What are the main parts of a fire pump?


Fire pump is a critical component of a fire protection system that helps deliver water or other fire suppression agents at high pressure to extinguish fires effectively. The main parts of a fire pump can vary slightly depending on the specific design and manufacturer, but generally, the key components include:

Pump Casing: The outer shell of the pump that contains and protects the internal components. It's designed to handle high pressures and maintain the structural integrity of the pump.

Impeller: The impeller is a rotating component that consists of curved blades. As it rotates, it imparts energy to the water, increasing its pressure and velocity. Impellers come in various designs to optimize performance for different types of fire pumps.

Shaft: The shaft connects the impeller to the pump's motor or engine. It transfers the rotational energy from the motor/engine to the impeller, causing it to spin and pump water.

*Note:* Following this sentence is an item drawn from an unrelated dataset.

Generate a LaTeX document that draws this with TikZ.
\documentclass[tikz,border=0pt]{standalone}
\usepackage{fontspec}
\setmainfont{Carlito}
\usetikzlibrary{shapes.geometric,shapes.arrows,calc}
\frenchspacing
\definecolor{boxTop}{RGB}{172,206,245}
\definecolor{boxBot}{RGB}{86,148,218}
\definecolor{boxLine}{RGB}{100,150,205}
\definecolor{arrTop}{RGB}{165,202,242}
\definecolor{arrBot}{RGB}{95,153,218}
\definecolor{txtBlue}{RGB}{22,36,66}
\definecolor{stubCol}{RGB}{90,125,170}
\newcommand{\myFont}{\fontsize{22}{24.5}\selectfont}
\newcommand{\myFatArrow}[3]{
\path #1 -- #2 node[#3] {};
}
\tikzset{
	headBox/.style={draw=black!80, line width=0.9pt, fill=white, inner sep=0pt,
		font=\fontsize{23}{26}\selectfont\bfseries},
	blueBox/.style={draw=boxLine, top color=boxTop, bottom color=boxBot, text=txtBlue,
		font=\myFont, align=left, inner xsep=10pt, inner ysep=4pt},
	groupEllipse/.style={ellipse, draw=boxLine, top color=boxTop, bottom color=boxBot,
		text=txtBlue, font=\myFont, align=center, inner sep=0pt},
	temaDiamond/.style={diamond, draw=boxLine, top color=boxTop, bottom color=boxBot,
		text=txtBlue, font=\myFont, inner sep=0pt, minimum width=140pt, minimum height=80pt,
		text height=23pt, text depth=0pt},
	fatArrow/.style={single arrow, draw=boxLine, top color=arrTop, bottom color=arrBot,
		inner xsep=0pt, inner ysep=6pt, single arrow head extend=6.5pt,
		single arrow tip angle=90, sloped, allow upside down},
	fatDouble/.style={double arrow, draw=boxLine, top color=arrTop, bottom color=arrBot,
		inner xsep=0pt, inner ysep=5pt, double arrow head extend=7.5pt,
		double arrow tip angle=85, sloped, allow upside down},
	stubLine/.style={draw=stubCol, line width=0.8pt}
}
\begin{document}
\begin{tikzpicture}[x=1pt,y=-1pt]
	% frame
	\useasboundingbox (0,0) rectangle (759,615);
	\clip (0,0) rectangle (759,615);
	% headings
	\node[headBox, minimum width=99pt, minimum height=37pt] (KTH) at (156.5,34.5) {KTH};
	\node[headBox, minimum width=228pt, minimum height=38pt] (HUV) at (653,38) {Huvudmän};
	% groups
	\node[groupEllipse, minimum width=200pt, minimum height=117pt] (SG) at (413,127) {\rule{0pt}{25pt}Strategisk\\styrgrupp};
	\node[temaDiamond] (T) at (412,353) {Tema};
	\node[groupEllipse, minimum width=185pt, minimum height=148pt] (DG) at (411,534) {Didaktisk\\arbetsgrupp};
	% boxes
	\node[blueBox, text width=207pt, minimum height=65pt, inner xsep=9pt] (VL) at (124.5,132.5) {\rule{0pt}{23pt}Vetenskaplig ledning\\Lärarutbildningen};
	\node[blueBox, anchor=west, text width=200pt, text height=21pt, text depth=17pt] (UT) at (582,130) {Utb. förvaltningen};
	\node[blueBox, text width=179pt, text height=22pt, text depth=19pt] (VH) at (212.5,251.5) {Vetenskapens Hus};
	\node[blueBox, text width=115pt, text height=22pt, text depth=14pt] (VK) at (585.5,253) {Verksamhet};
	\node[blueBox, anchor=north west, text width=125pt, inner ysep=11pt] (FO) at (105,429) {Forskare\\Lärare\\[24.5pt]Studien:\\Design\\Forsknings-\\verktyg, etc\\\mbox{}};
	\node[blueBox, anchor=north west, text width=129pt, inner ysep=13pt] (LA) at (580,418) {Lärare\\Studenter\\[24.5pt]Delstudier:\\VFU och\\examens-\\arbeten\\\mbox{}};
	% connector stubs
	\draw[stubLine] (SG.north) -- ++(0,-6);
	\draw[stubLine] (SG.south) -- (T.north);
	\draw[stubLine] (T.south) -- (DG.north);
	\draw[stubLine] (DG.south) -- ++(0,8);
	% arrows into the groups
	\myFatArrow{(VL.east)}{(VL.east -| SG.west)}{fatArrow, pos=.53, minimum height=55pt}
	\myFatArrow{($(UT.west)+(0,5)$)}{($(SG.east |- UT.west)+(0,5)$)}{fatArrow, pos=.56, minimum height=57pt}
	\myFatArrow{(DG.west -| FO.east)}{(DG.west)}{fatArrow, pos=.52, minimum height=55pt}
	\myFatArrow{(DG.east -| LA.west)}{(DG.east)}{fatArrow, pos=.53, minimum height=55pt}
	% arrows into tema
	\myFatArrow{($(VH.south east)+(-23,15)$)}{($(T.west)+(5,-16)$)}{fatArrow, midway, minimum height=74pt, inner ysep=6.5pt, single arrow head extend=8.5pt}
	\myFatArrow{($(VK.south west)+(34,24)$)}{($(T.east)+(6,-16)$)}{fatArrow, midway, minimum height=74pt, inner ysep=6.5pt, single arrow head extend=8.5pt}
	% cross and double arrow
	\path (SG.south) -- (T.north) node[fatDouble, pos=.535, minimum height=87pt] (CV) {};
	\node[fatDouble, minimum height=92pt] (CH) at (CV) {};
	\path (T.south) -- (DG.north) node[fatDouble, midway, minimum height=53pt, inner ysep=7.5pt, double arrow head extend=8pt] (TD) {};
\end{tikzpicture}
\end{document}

Seals and Bearings: Seals prevent water from leaking out of the pump and protect the internal components from contamination. Bearings support the shaft, allowing it to rotate smoothly.

Pump Driver: This can be an electric motor or an internal combustion engine (diesel or gasoline). The driver provides the power to turn the impeller and generate the necessary pressure to move water through the fire protection system.

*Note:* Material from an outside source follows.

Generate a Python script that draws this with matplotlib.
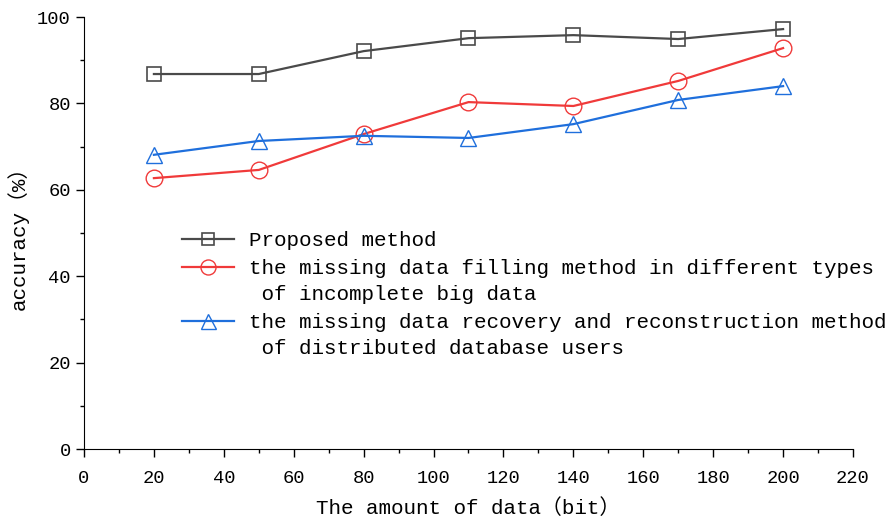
import matplotlib
matplotlib.use("Agg")
import matplotlib.pyplot as plt
from matplotlib.ticker import MultipleLocator

x = [20, 50, 80, 110, 140, 170, 200]
proposed = [86.8, 86.8, 92.1, 95.1, 95.8, 94.9, 97.2]
filling = [62.7, 64.6, 72.9, 80.3, 79.4, 85.2, 92.8]
recovery = [68.1, 71.3, 72.5, 72.0, 75.2, 80.8, 84.0]
labels = [
    "Proposed method",
    "the missing data filling method in different types\n of incomplete big data",
    "the missing data recovery and reconstruction method\n of distributed database users",
]

plt.rcParams['font.family'] = ['Liberation Mono', 'Noto Sans CJK SC', 'DejaVu Sans']

fig = plt.figure(figsize=(8.87, 5.23), dpi=100)
ax = fig.add_axes([84/887, 1-449/523, (853-84)/887, (449-17)/523])

ax.plot(x, proposed, color='#4a4a4a', lw=1.6, marker='s', ms=10, mfc='none', mec='#4a4a4a', mew=1.2, label=labels[0])
ax.plot(x, filling, color='#f03a3a', lw=1.6, marker='o', ms=12, mfc='none', mec='#f03a3a', mew=1.0, label=labels[1])
ax.plot(x, recovery, color='#1f6fdc', lw=1.6, marker='^', ms=12, mfc='none', mec='#1f6fdc', mew=1.0, label=labels[2])

ax.set_xlim(0, 220)
ax.set_ylim(0, 100)
ax.xaxis.set_major_locator(MultipleLocator(20))
ax.xaxis.set_minor_locator(MultipleLocator(10))
ax.yaxis.set_major_locator(MultipleLocator(20))
ax.yaxis.set_minor_locator(MultipleLocator(10))
ax.spines['top'].set_visible(False)
ax.spines['right'].set_visible(False)
ax.tick_params(which='major', direction='out', length=6, width=1, labelsize=13.5)
ax.tick_params(axis='x', which='major', pad=9)
ax.tick_params(which='minor', direction='out', length=3, width=1)
ax.set_xlabel("The amount of data（bit）", fontsize=15, labelpad=8)
ax.set_ylabel("accuracy（%）", fontsize=15, labelpad=6)

leg = ax.legend(loc='upper left', bbox_to_anchor=(182/887, 1-231/523), bbox_transform=fig.transFigure,
                frameon=False, fontsize=15, handlelength=2.5, handletextpad=0.7, handleheight=1.0,
                labelspacing=0.42, borderpad=0, borderaxespad=0, markerscale=0.9)
for t in leg.get_texts():
    t.set_linespacing(1.47)
for col in leg._legend_handle_box.get_children():
    for item in col.get_children():
        item.align = 'top'

fig.savefig("out.png", dpi=100)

Coupling: A device that connects the pump driver (motor or engine) to the pump shaft, enabling the transfer of power from the driver to the impeller.

Inlet and Outlet Ports: These are the connections through which water enters the pump (inlet) and exits the pump at high pressure (outlet). They are usually equipped with valves for controlling water flow and pressure.

Pressure Relief Valve: This safety device releases excess pressure from the pump and system to prevent damage. It ensures that the pressure remains within safe operating limits.

Control Panel: In modern fire pumps, a control panel provides various functionalities, including starting and stopping the pump, monitoring pressure and other vital parameters, and triggering alarms.

Primers: Some fire pumps require priming to remove air from the pump casing and the suction line, ensuring that water can be drawn effectively into the pump.

Suction Strainer: A mesh or perforated screen that prevents debris and larger particles from entering the pump, which could potentially damage the impeller or other components.

Baseplate and Mounting: The pump is typically mounted on a baseplate that helps secure it to the foundation and provides stability.

These components work together to create the necessary pressure and flow of water required for effective firefighting. It's important to note that fire pumps come in various sizes and configurations to suit different applications, from small residential systems to large industrial installations.